A data quality score is a quantified metric that evaluates the condition of a dataset against defined data quality dimensions, usually expressed as a composite index or percentage derived from rule-based or statistical assessments.

Expanded Explanation

1. Technical Function and Core Characteristics

A data quality score provides a measurable assessment of attributes such as accuracy, completeness, consistency, timeliness, validity, and uniqueness. It usually aggregates results from data validation rules, profiling checks, and statistical tests into a single or set of normalized values.

Implementations often define scoring formulas and thresholds in data quality frameworks or rules engines, where each dimension receives a weight and the system computes scores at column, table, domain, or dataset level. Scores frequently support drill-down into underlying rule violations and defect records for remediation.

2. Enterprise Usage and Architectural Context

Enterprises use data quality scores within data governance, master data management, data warehouse, and data lake platforms to monitor whether data meets fitness-for-use requirements for analytics, operations, and regulatory reporting. Scores often appear in dashboards, data catalogs, and service-level reports to provide at-a-glance status.

Architecturally, data quality scores originate from profiling and validation jobs that run in Extract, Transform, Load (ETL) and Extract, Load, Transform (ELT) pipelines, data quality tools, or data observability platforms, with results stored in metadata repositories. Many organizations integrate these scores into data contracts, access policies, and issue-management workflows.

3. Related or Adjacent Technologies

Data quality scores relate closely to data profiling, data cleansing, and data validation technologies, which supply the underlying metrics on which scores depend.
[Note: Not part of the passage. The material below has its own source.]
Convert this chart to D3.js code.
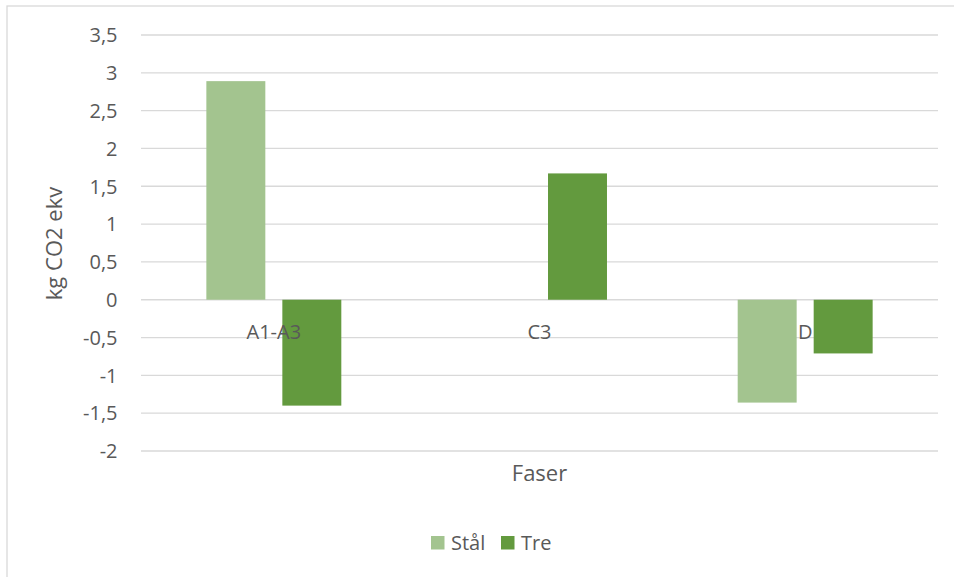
<!DOCTYPE html>
<html>
<head>
<meta charset="utf-8">
<script src="https://cdn.jsdelivr.net/npm/d3@7"></script>
<style>
  html, body { margin: 0; padding: 0; background: #fff; }
  svg { display: block; font-family: "Open Sans", sans-serif; }
</style>
</head>
<body>
<svg id="chart" width="954" height="577"></svg>
<script>
// Fase categories and per-material emission values (kg CO2 ekv)
const categories = ["A1-A3", "C3", "D"];
const seriesNames = ["Stål", "Tre"];
const stalValues = [2.89, 0, -1.36];
const treValues = [-1.40, 1.67, -0.71];
const yTicks = [-2, -1.5, -1, -0.5, 0, 0.5, 1, 1.5, 2, 2.5, 3, 3.5];
const seriesColors = ["#A3C48F", "#639A3E"];

const rows = categories.map((c, i) => ({ cat: c, values: [stalValues[i], treValues[i]] }));

const svg = d3.select("#chart");
const textColor = "#595959";
const gridColor = "#D9D9D9";

// chart area frame
svg.append("rect")
  .attr("x", 7).attr("y", 6)
  .attr("width", 980).attr("height", 620)
  .attr("fill", "none")
  .attr("stroke", gridColor)
  .attr("stroke-width", 1.3);

const plot = { left: 141, right: 938, top: 35, bottom: 451 };

const y = d3.scaleLinear().domain([-2, 3.5]).range([plot.bottom, plot.top]);
const x = d3.scaleBand().domain(categories).range([plot.left, plot.right]).padding(0);
const bw = x.bandwidth();
const xs = d3.scaleBand().domain(seriesNames)
  .range([bw * 0.246, bw * 0.754])
  .paddingInner(0.224).paddingOuter(0);

// gridlines
svg.append("g")
  .selectAll("line")
  .data(yTicks)
  .join("line")
  .attr("x1", plot.left).attr("x2", plot.right)
  .attr("y1", d => y(d)).attr("y2", d => y(d))
  .attr("stroke", gridColor)
  .attr("stroke-width", 1.3);

// y tick labels
const fmt = v => String(v).replace(".", ",");
svg.append("g")
  .selectAll("text")
  .data(yTicks)
  .join("text")
  .attr("x", 117.5)
  .attr("y", d => y(d) + 7.3)
  .attr("text-anchor", "end")
  .attr("font-size", 20)
  .attr("fill", textColor)
  .text(fmt);

// bars
const groups = svg.append("g")
  .selectAll("g")
  .data(rows)
  .join("g")
  .attr("transform", d => `translate(${x(d.cat)},0)`);

groups.selectAll("rect")
  .data(d => d.values.map((v, i) => ({ name: seriesNames[i], v, i })).filter(e => e.v !== 0))
  .join("rect")
  .attr("x", d => xs(d.name))
  .attr("width", xs.bandwidth())
  .attr("y", d => Math.min(y(d.v), y(0)))
  .attr("height", d => Math.abs(y(d.v) - y(0)))
  .attr("fill", d => seriesColors[d.i]);

// category labels next to the zero line
svg.append("g")
  .selectAll("text")
  .data(categories)
  .join("text")
  .attr("x", d => x(d) + bw / 2)
  .attr("y", 338.5)
  .attr("text-anchor", "middle")
  .attr("font-size", 20)
  .attr("fill", textColor)
  .text(d => d);

// axis titles
svg.append("text")
  .attr("x", (plot.left + plot.right) / 2)
  .attr("y", 480.5)
  .attr("text-anchor", "middle")
  .attr("font-size", 22)
  .attr("fill", textColor)
  .text("Faser");

svg.append("text")
  .attr("transform", `translate(61.5,243.5) rotate(-90)`)
  .attr("text-anchor", "middle")
  .attr("font-size", 22)
  .attr("fill", textColor)
  .text("kg CO2 ekv");

// legend
const legendX = [431, 501];
const legend = svg.append("g")
  .selectAll("g")
  .data(seriesNames)
  .join("g")
  .attr("transform", (d, i) => `translate(${legendX[i]},536)`);
legend.append("rect")
  .attr("width", 13.5).attr("height", 13.5)
  .attr("fill", (d, i) => seriesColors[i]);
legend.append("text")
  .attr("x", 20).attr("y", 14)
  .attr("font-size", 20)
  .attr("fill", textColor)
  .text(d => d);
</script>
</body>
</html>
They also align with data governance frameworks and standards that define quality dimensions and measurement methods.

Adjacent capabilities include data observability, data lineage, and metadata management, which use scores as signals for anomaly detection, impact analysis, and stewardship prioritization. In some environments, scores feed into risk models, model governance processes, and service-level objectives for data products.
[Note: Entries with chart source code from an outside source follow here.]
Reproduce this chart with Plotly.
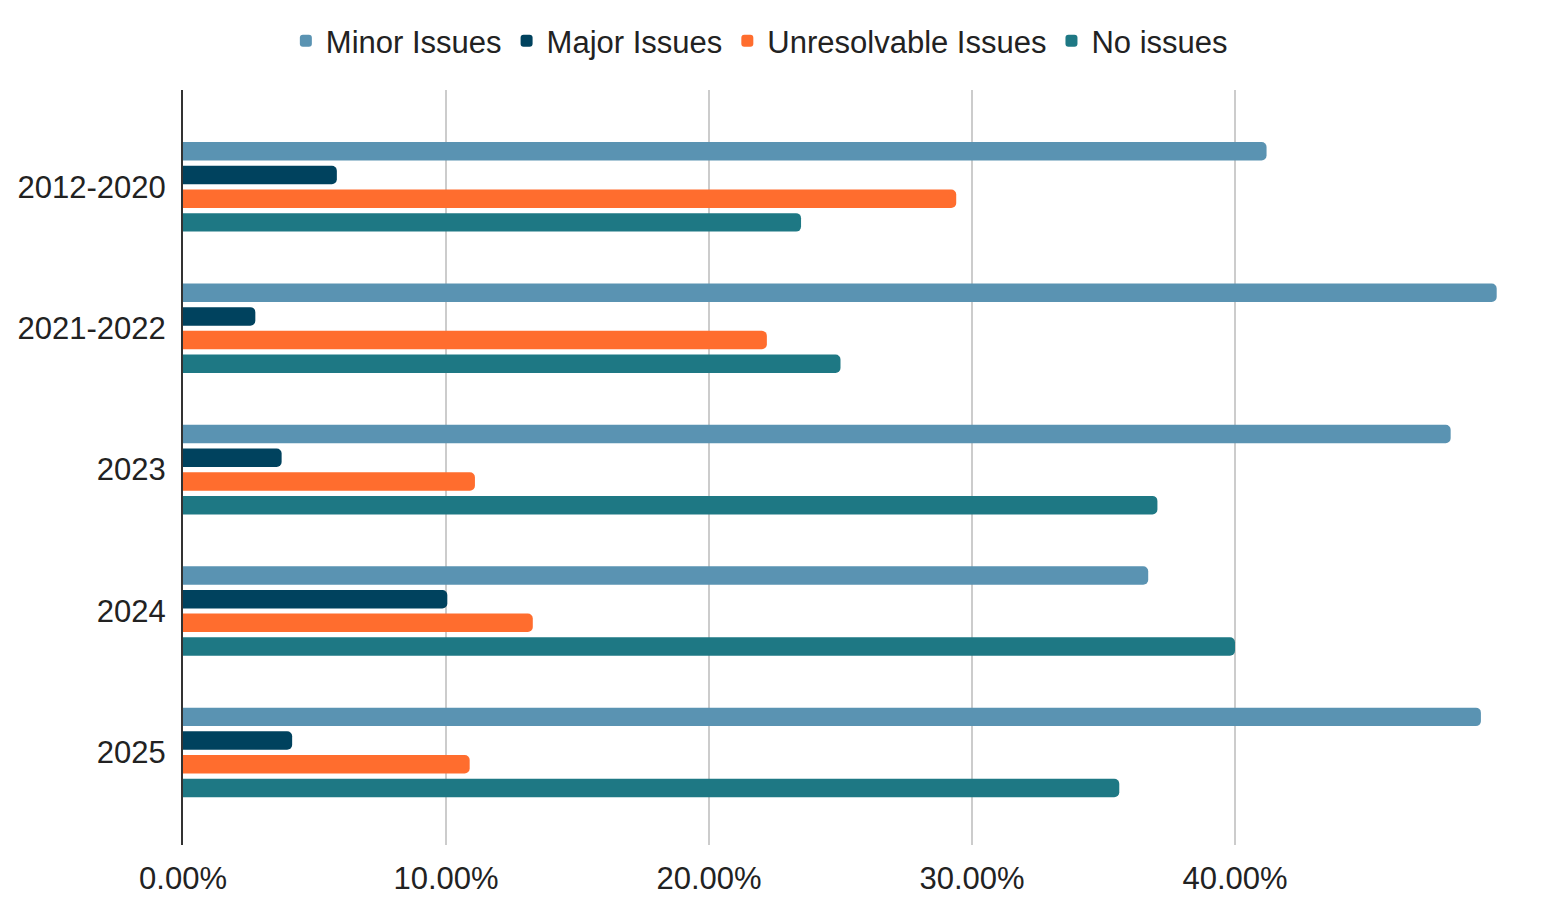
import plotly.graph_objects as go

categories = ["2012-2020", "2021-2022", "2023", "2024", "2025"]
minor_issues = [41.2, 49.95, 48.2, 36.7, 49.35]
major_issues = [5.85, 2.75, 3.75, 10.05, 4.15]
unresolvable_issues = [29.4, 22.2, 11.1, 13.3, 10.9]
no_issues = [23.5, 25.0, 37.05, 40.0, 35.6]

series_names = ["Minor Issues", "Major Issues", "Unresolvable Issues", "No issues"]
series_values = [minor_issues, major_issues, unresolvable_issues, no_issues]
series_colors = ["#5a93b2", "#00425e", "#ff6d2e", "#1e7884"]

tick_values = [0, 10, 20, 30, 40, 50]
tick_labels = ["0.00%", "10.00%", "20.00%", "30.00%", "40.00%", ""]

fig = go.Figure()
for name, vals, col in zip(series_names, series_values, series_colors):
    fig.add_trace(go.Bar(
        y=categories, x=vals, name=name, orientation="h",
        marker=dict(color=col, cornerradius=5, line=dict(width=0)),
    ))

font_family = "Liberation Sans, Arial, sans-serif"
fig.update_layout(
    width=1546, height=922,
    paper_bgcolor="white", plot_bgcolor="white",
    margin=dict(l=175, r=56, t=82, b=85, autoexpand=False),
    barmode="group", bargap=0.33, bargroupgap=0.22,
    font=dict(family=font_family, size=31, color="#222222"),
    legend=dict(
        orientation="h", xref="container", yref="container",
        x=0.486, xanchor="center", y=0.964, yanchor="middle",
        font=dict(size=31, color="#222222"), traceorder="normal",
        itemwidth=30,
    ),
    xaxis=dict(
        range=[0, 50], tickvals=tick_values, ticktext=tick_labels,
        showgrid=True, gridcolor="#cccccc", gridwidth=2,
        zeroline=False, showline=False, ticks="",
        ticklabelstandoff=12,
        tickfont=dict(size=31, color="#222222"),
    ),
    yaxis=dict(
        type="category", categoryorder="array", categoryarray=categories,
        range=[4.655, -0.685], showgrid=False, zeroline=False,
        showline=True, linecolor="#333333", linewidth=2,
        ticks="", ticklabelstandoff=9,
        tickfont=dict(size=31, color="#222222"),
    ),
)

fig.write_html("out.html")
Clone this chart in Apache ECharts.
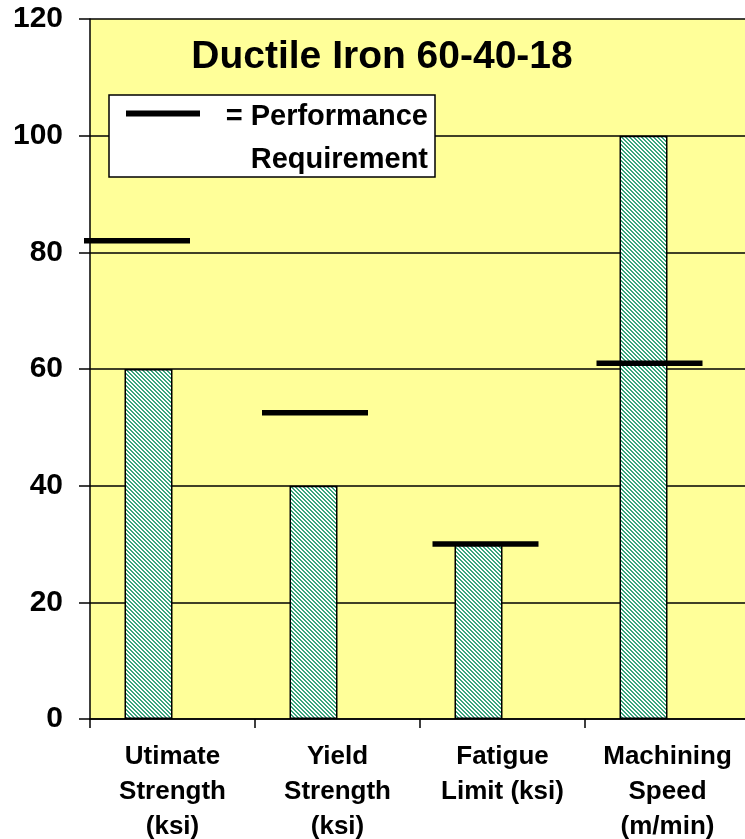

4. Business and Operational Significance

Organizations use data quality scores to quantify data-related risk, support auditability, and document compliance with internal policies and external regulations. Scores help stakeholders compare datasets, monitor remediation progress, and decide whether data is suitable for particular business processes or analytics uses.

Operational teams use score trends to detect degradation in upstream systems, prioritize fixes, and allocate stewardship effort to domains with lower quality levels. Executive and product teams use aggregated scores as metrics in performance dashboards, data contracts, and governance reporting.